Motley is best known for the vibrant club and city scenes such as Hot Rhythm (1961), Blues (1929, Paris café scene), and Barbecue (1960). You may have seen his painting Nightlife and an early self-portrait at the Art Institute of Chicago. He depicted African-American elites in many of his paintings but he also showed the lives of the new residents from the South who came to Chicago in the Great Migration. His post-Paris painting, The Picnic (1936), is a scene reminiscent of Renoir's 1881 Luncheon of the Boating Party. Motley's Cocktails (1926) shows elegant black women and Tongues (Holy Rollers) (1929) shows worshippers at an African-American church.
He also showed African-American men in social gatherings. Don't miss The Boys in the Back Room (Card Players) (1934), The Liar (1936), and The Plotters (1933).
Early in his career, Motley painted many portraits that illuminated the role of African-Americans in middle-class society. Mulatress With Figurine (right) shows a well-dressed woman with a classic figurine, books and a Chinese incense burner. That 1920 painting was awarded the Frank G. Logan prize in 1925 by the Art Institute. He also painted family members, including his grandmother and his wife, Edith Granzo, whose working-class white family objected to the marriage.
Beginning in the late 1920s, Motley's work was shown in galleries in Chicago, New York and in European exhibits and won many honors over the years. The Art Institute awarded him an honorary doctorate in fine arts in 1980 and he was one of 10 African-American artists honored by President Jimmy Carter at the White House that year. His work also has received many posthumous honors.
Motley, who spent most of his life in Chicago, died here in 1981.

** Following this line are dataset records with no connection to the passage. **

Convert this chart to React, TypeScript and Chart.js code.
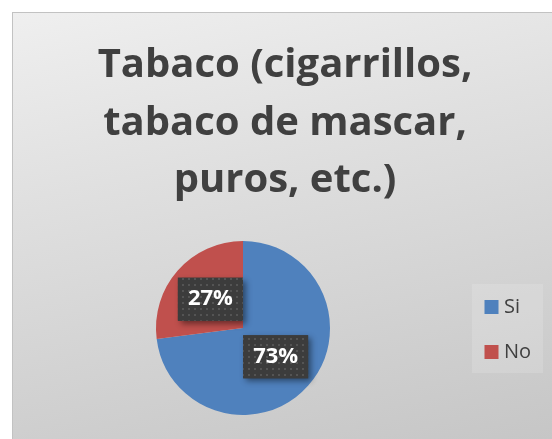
import { useEffect, useRef } from "react";
import { Chart, registerables } from "chart.js";

Chart.register(...registerables);

const titleLines = ["Tabaco (cigarrillos,", "tabaco de mascar,", "puros, etc.)"];
const categories = ["Si", "No"];
const shares = [73, 27];
const sliceColors = ["#4F81BD", "#C0504D"];

const FONT = "'Open Sans', Lato, sans-serif";
const TEXT_COLOR = "#404040";

// small dotted tile used on the percentage boxes
function dotPattern(ctx: CanvasRenderingContext2D) {
  const tile = document.createElement("canvas");
  tile.width = 6;
  tile.height = 6;
  const t = tile.getContext("2d")!;
  t.fillStyle = "#3c3c3c";
  t.fillRect(0, 0, 6, 6);
  t.fillStyle = "#545454";
  t.fillRect(2, 2, 2, 2);
  return ctx.createPattern(tile, "repeat");
}

const titlePlugin = {
  id: "stackedTitle",
  afterDraw(chart: Chart) {
    const { ctx, width } = chart;
    ctx.save();
    ctx.font = `bold 40px ${FONT}`;
    ctx.fillStyle = TEXT_COLOR;
    ctx.textAlign = "center";
    ctx.textBaseline = "alphabetic";
    titleLines.forEach((line, i) => {
      ctx.fillText(line, width / 2 + 3, 65 + i * 57.5);
    });
    ctx.restore();
  },
};

const percentLabels = {
  id: "percentLabels",
  afterDatasetsDraw(chart: Chart) {
    const { ctx } = chart;
    const meta = chart.getDatasetMeta(0);
    const values = chart.data.datasets[0].data as number[];
    const total = values.reduce((a, b) => a + b, 0);
    const pattern = dotPattern(ctx);
    ctx.save();
    ctx.font = `bold 22px ${FONT}`;
    meta.data.forEach((arc: any, i) => {
      const { x, y } = arc.tooltipPosition(false);
      const text = `${Math.round((values[i] / total) * 100)}%`;
      const w = ctx.measureText(text).width + 20;
      const h = 43;
      ctx.save();
      ctx.shadowColor = "rgba(0,0,0,0.45)";
      ctx.shadowBlur = 6;
      ctx.shadowOffsetX = 3;
      ctx.shadowOffsetY = 3;
      ctx.fillStyle = "#3c3c3c";
      ctx.fillRect(x - w / 2, y - h / 2, w, h);
      ctx.restore();
      if (pattern) {
        ctx.fillStyle = pattern;
        ctx.fillRect(x - w / 2, y - h / 2, w, h);
      }
      ctx.fillStyle = "#ffffff";
      ctx.textAlign = "center";
      ctx.textBaseline = "middle";
      ctx.fillText(text, x, y);
    });
    ctx.restore();
  },
};

const sideLegend = {
  id: "sideLegend",
  afterDraw(chart: Chart) {
    const { ctx } = chart;
    const labels = chart.data.labels as string[];
    const colors = chart.data.datasets[0].backgroundColor as string[];
    const boxX = 460;
    const boxY = 272;
    ctx.save();
    ctx.fillStyle = "rgba(255,255,255,0.15)";
    ctx.fillRect(boxX, boxY, 71, 89);
    ctx.font = `20px ${FONT}`;
    ctx.textBaseline = "middle";
    labels.forEach((label, i) => {
      const cy = 295 + i * 45;
      ctx.fillStyle = colors[i];
      ctx.fillRect(boxX + 12.5, cy - 7, 14, 14);
      ctx.fillStyle = TEXT_COLOR;
      ctx.fillText(label, boxX + 32, cy);
    });
    ctx.restore();
  },
};

export default function App() {
  const canvasRef = useRef<HTMLCanvasElement>(null);
  const chartRef = useRef<Chart | null>(null);

  useEffect(() => {
    if (!canvasRef.current) return;
    if (chartRef.current) chartRef.current.destroy();

    chartRef.current = new Chart(canvasRef.current, {
      type: "pie",
      data: {
        labels: categories,
        datasets: [
          {
            data: shares,
            backgroundColor: sliceColors,
            borderWidth: 0,
          },
        ],
      },
      options: {
        responsive: true,
        maintainAspectRatio: false,
        animation: false,
        layout: {
          padding: { left: 144, right: 222, top: 229, bottom: 24 },
        },
        plugins: {
          legend: { display: false },
          title: { display: false },
          tooltip: { enabled: false },
        },
      },
      plugins: [percentLabels, titlePlugin, sideLegend],
    });

    return () => {
      chartRef.current?.destroy();
      chartRef.current = null;
    };
  }, []);

  return (
    <div
      style={{
        position: "absolute",
        left: 12,
        top: 12,
        width: 540,
        height: 427,
        background: "linear-gradient(168deg, #efefef 0%, #e0e0e0 35%, #c6c6c6 100%)",
        boxShadow: "inset 1px 1px 0 #c2c2c2",
      }}
    >
      <canvas ref={canvasRef}></canvas>
    </div>
  );
}
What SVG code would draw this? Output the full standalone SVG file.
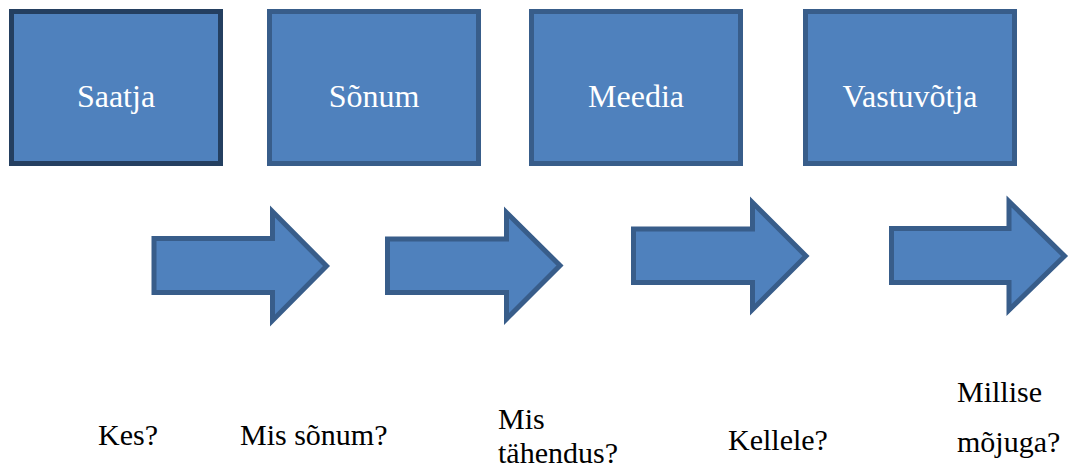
<svg xmlns="http://www.w3.org/2000/svg" width="1079" height="470" viewBox="0 0 1079 470">
<style>
.box{fill:#4F81BD;stroke:#385D8A;stroke-width:5}
.dark{stroke:#243F60}
.arr{fill:#4F81BD;stroke:#385D8A;stroke-width:5;stroke-linejoin:miter}
.lbl{font-size:32px;fill:#FFFFFF;text-anchor:middle}
.q{font-size:30px;fill:#000000}
</style>
<rect width="1079" height="470" fill="#FFFFFF"/>
<g font-family="'Liberation Serif', 'DejaVu Serif', serif">
<g id="saatja">
<rect class="box dark" x="11.5" y="11.5" width="209" height="152"/>
<text class="lbl" x="116" y="107">Saatja</text>
</g>
<g id="sonum">
<rect class="box" x="269.5" y="11.5" width="209" height="152"/>
<text class="lbl" x="374" y="107">Sõnum</text>
</g>
<g id="meedia">
<rect class="box" x="531.5" y="11.5" width="209" height="152"/>
<text class="lbl" x="636" y="107">Meedia</text>
</g>
<g id="vastuvotja">
<rect class="box" x="805.5" y="11.5" width="209" height="152"/>
<text class="lbl" x="910" y="107">Vastuvõtja</text>
</g>
<g id="connectors">
<path class="arr dark" d="M154,238.5 H272.5 V211.5 L326.5,266 L272.5,320.5 V292.5 H154 Z"/>
<path class="arr" d="M387.5,239 H506.5 V212.5 L560,265.5 L506.5,319 V292.5 H387.5 Z"/>
<path class="arr" d="M633.5,229 H752.5 V202.5 L806,256 L752.5,309.5 V282.5 H633.5 Z"/>
<path class="arr" d="M891.5,228.5 H1009 V201.5 L1064.5,256 L1009,310 V282.5 H891.5 Z"/>
</g>
<g id="labels">
<text class="q" x="98" y="445">Kes?</text>
<text class="q" x="240" y="445">Mis sõnum?</text>
<text class="q" x="498" y="429">Mis</text>
<text class="q" x="498" y="463">tähendus?</text>
<text class="q" x="728" y="450">Kellele?</text>
<text class="q" x="957" y="402">Millise</text>
<text class="q" x="957" y="452">mõjuga?</text>
</g>
</g>
</svg>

The Motley exhibit originated at the Nasher Museum of Art at Duke University, Durham, NC., and was curated by Richard J. Powell, professor of art and art history at Duke. In addition to its Chicago stay, it is being exhibited at the Amon Carter Museum of American Art in Fort Worth, the Los Angeles County Museum of Art, and the Whitney Museum of American Art in New York.
You can see Archibald Motley: Jazz Age Modernist in the Sidney R. Yates Gallery on the fourth floor of the Cultural Center, 78 E. Washington St. The exhibit runs through August 31. Admission is free; hours are Monday-Thursday 10am to 7pm and Friday-Sunday 10am to 6pm.